Ex-Deliveroo rider admits colliding into 3-year-old while on e-scooter at Nex mall

SINGAPORE: An electric-scooter rider on his way to deliver food to a customer collided with a three-year-old boy in a corridor of a mall in Serangoon, causing the child to fall backwards.

Neo Jia Ming, 20, who was a Deliveroo rider back then, collided into the child outside a shop on the fourth level of Nex mall on Mar 18.

Neo, who was also serving national service at the time, pleaded guilty on Thursday (Jun 27) to one charge of riding his e-scooter rashly and endangering the personal safety of the victim.

The court was shown closed-circuit television footage depicting the incident. The boy's mother was sitting outside the Gift Greetings shop at the mall while her son and husband were in the store.

The corridor was crowded, with people streaming through at about 7pm that day. Neo was riding his e-scooter along the corridor when he knocked into the boy just outside the shop, as the child was walking towards his mother.

The boy fell backwards and hit his head against the floor, sustaining a bruise that measured 3cm by 3cm.

Neo dismounted from his e-scooter and gave the boy's mother his name and contact number, before continuing to make his delivery.

The boy's mother later lodged a police report.

Deputy Public Prosecutor Nicholas Lai told the court that he would not be objecting to probation for Neo.

He said Neo's speed was "not that fast" and that he was not "blazing through the corridor". He added that the reason "we prosecuted this case was that it was a crowded corridor".

To ride an e-scooter in a crowded mall places others in danger, said the prosecutor.

District Judge May Mesenas agreed, and asked Neo, who was unrepresented, if he had anything to say.

Neo said: "I will never ride in a mall again next time."

He told the judge that he "just got a proper job" in logistics. She called for a probation suitability report and adjourned the case to Jul 25.

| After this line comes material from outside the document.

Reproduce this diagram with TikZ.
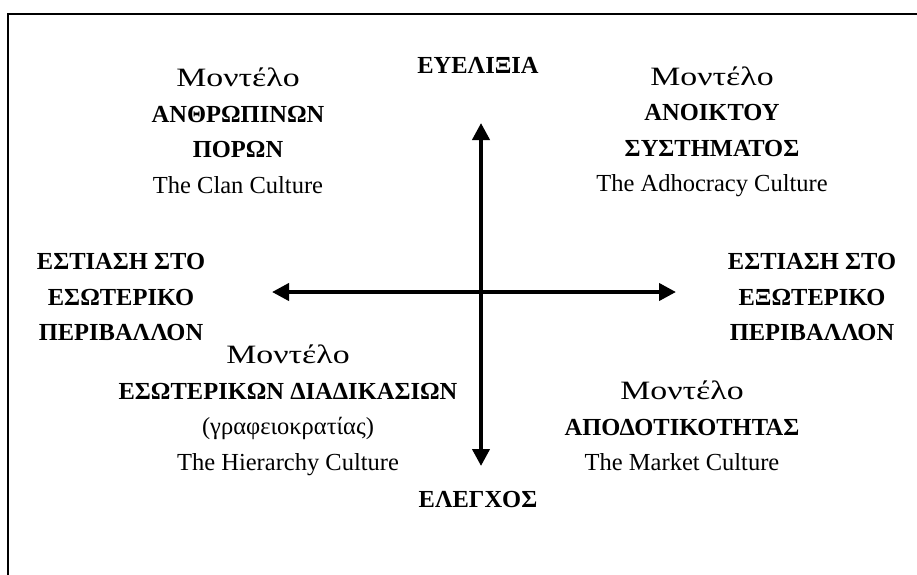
\documentclass[tikz,border=0pt]{standalone}
\usepackage{fontspec}
\usepackage{graphicx}
\setmainfont{Liberation Serif}
\usetikzlibrary{arrows.meta}
% the word "model", set wide as in the printed chart
\newcommand{\modelword}{\scalebox{1.38}[1.08]{Μοντέλο}}
\tikzset{
  lbl/.style={font=\fontsize{24.5}{35.5}\selectfont, align=center, inner sep=0pt},
  axisline/.style={line width=4pt, {Triangle[length=17pt,width=17pt]}-{Triangle[length=17pt,width=17pt]}},
  framing/.style={line width=2pt}
}
\begin{document}
\begin{tikzpicture}[x=1pt,y=-1pt]
  \useasboundingbox (0,0) rectangle (917,574);
  % open frame: top and left edges
  \draw[framing] (917,14) -- (8,14) -- (8,575);
  % axis end points
  \coordinate (N) at (481,123);
  \coordinate (S) at (481,466);
  \coordinate (W) at (272,292);
  \coordinate (E) at (676,292);
  \draw[axisline] (S) -- (N);
  \draw[axisline] (W) -- (E);
  % axis labels
  \node[lbl, font=\fontsize{24.5}{35.5}\selectfont\bfseries] (flex) at (478,65) {ΕΥΕΛΙΞΙΑ};
  \node[lbl, font=\fontsize{24.5}{35.5}\selectfont\bfseries] (ctrl) at (478,499) {ΕΛΕΓΧΟΣ};
  \node[lbl] (inner) at (121,297) {\textbf{ΕΣΤΙΑΣΗ ΣΤΟ}\\\textbf{ΕΣΩΤΕΡΙΚΟ}\\\textbf{ΠΕΡΙΒΑΛΛΟΝ}};
  \node[lbl] (outer) at (812,297) {\textbf{ΕΣΤΙΑΣΗ ΣΤΟ}\\\textbf{ΕΞΩΤΕΡΙΚΟ}\\\textbf{ΠΕΡΙΒΑΛΛΟΝ}};
  % quadrant labels
  \node[lbl] (clan) at (238,131) {\modelword\\\textbf{ΑΝΘΡΩΠΙΝΩΝ}\\\textbf{ΠΟΡΩΝ}\\The Clan Culture};
  \node[lbl] (adhoc) at (712,132) {\modelword\\\textbf{ΑΝΟΙΚΤΟΥ}\\\textbf{ΣΥΣΤΗΜΑΤΟΣ}\\The Adhocracy Culture};
  \node[lbl] (hier) at (288,410.5) {\modelword\\\textbf{ΕΣΩΤΕΡΙΚΩΝ ΔΙΑΔΙΚΑΣΙΩΝ}\\(γραφειοκρατίας)\\The Hierarchy Culture};
  \node[lbl] (market) at (682,426) {\modelword\\\textbf{ΑΠΟΔΟΤΙΚΟΤΗΤΑΣ}\\The Market Culture};
\end{tikzpicture}
\end{document}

The maximum penalties for causing hurt by a rash act are a year's jail, a S$5,000 fine, or both.

Deliveroo said in response to queries from CNA that it has a "zero-tolerance approach" towards those who break the rules and endanger their own safety and that of others.

"If a rider has been found to have broken the rules, we will stop working with them," said a Deliveroo spokesperson.